Sandy, I always read your thread and want you to know that I'm here to support you. While I don't have the problem with pain control, I DO know how it feels to have a failed joint and having to go through joint replacement after replacement with what seems like no end in sight. Please know that even if people don't post to your thread that they feel for you and possibly just don't know what to say.

You are a strong woman and I am very confident you will get through this and get your life back in order. This is something that I, too am trying to achieve. I know you want to get back to that ice climbing! :thumb: Take care of yourself.
 
Sandy, please don't feel ignored. I pray for you often as does my prayer partner even though she's not a member of BS but she's heard my prayers when we meet (on the phone, she's in Spain!) for our weekly prayer session.

Be of good cheer - your implant is loose and only good can come of having it fixed.
 
Hey Sandy,

I have been thinking of you. When is your revision surgery.. end of this month right? I think you should look forward to a normal recovery and you will feel so much better!

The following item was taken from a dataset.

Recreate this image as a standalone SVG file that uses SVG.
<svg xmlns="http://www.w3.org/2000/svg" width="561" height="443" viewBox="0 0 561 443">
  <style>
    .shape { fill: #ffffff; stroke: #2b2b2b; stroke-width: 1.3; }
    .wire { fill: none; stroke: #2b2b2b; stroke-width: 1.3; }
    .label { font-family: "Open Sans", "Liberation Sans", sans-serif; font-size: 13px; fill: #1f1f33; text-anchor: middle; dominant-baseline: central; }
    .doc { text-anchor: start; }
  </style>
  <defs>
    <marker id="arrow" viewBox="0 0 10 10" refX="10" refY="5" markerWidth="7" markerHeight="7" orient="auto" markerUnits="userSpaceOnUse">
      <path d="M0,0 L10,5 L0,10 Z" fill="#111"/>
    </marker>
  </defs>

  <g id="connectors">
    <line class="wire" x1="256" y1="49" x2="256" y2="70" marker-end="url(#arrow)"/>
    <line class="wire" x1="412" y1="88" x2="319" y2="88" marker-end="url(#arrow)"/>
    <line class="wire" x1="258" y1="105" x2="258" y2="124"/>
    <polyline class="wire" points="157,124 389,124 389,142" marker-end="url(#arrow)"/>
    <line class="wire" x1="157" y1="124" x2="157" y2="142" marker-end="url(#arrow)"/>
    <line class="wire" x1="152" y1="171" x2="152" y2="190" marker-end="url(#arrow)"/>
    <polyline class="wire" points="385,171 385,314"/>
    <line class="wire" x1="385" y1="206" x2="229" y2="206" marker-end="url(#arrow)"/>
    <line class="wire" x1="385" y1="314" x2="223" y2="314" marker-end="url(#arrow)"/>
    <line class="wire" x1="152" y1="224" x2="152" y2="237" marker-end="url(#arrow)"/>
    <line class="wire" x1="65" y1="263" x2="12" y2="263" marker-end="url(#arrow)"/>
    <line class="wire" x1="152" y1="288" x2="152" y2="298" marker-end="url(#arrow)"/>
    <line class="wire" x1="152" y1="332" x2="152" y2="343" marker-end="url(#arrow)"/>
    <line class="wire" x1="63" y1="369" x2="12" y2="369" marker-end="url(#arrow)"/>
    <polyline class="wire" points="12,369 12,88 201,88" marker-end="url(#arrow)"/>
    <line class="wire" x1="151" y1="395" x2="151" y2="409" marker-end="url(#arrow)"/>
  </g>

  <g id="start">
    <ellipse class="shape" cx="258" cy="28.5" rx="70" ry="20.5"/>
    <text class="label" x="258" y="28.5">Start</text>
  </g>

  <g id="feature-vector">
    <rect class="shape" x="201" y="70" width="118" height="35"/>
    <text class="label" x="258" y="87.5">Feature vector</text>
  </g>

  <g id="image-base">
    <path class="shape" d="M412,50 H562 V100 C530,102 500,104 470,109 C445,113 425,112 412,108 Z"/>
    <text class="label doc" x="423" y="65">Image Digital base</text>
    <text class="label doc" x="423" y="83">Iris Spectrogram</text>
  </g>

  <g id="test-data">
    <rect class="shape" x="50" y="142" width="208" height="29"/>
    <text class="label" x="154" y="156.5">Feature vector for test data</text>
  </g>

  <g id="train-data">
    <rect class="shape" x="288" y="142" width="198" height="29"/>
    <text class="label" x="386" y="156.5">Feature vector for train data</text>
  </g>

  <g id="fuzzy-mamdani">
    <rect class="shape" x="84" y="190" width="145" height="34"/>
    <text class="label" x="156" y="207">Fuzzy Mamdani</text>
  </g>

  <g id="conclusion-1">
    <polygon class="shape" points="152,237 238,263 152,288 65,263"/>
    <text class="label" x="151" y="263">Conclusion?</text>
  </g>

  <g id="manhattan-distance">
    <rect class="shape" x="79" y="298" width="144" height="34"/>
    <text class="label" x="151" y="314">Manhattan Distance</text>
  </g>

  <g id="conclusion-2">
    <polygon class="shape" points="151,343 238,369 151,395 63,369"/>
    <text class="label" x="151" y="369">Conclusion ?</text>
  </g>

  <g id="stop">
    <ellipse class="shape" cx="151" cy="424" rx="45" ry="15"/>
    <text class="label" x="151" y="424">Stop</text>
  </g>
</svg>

Just about 6 weeks ago i was being 'direct' with my doctor and said, " And what is this thing sticking out here?!" ( cause both he and I know he sort of annoys me but he fixed me - so far - we are both still crossing our fingers).. Anyway the thing sticking out was just part of my tibia,... My leg had been swollen for so long and hurting so bad for so long, I totally forgot what normal was like!!! He and I both laughed because he NOW FINALLY understands why I was so "cranky" before and how this is a much better experience for me so far.:hysterical:

I am confident that you will feel normal again. This is a scary time for you. You TKR is loose, it is not your fault. This can be fixed. Find a new mantra, " I will get better!" I know you are going to finally recover after your revision!

Minnie
 
Sandy, I want you to know that I also follow your thread. You have been through so much and it is exciting to think that you may finally have a resolution to your pain. I know the idea of surgery is scary, but I like the idea of getting some positive statements to recite to yourself. Put 'em on the bathroom mirror, the frig, the front door even....wherever you will see them and think about the positive days that lie ahead for you.

I believe you will be more confident about the doctors' ability to deal with your pain once you have talked with your medical team. You know, we always say that waiting for the surgery is the most difficult part. And I think that is true even if you have had a joint replacement before. Everyone still has those concerns and worries pop up. Bring 'em here!!! We're always here for you!

Oh....and when you start to think that no one is following your saga....take a look at the number of "reads" on your thread. Right now (since it started on December 3, 2011), you have had 2357 hits. LOTS of people care about you and want to know how you're getting along!!
 
Hi Sandy

Sorry you feel so down. Please stay as positive as you can and take each day minute by minute. Try not to focus on the negatives, and focus on the positives. You can get through this and I'll try to keep coming back to help you along, I promise.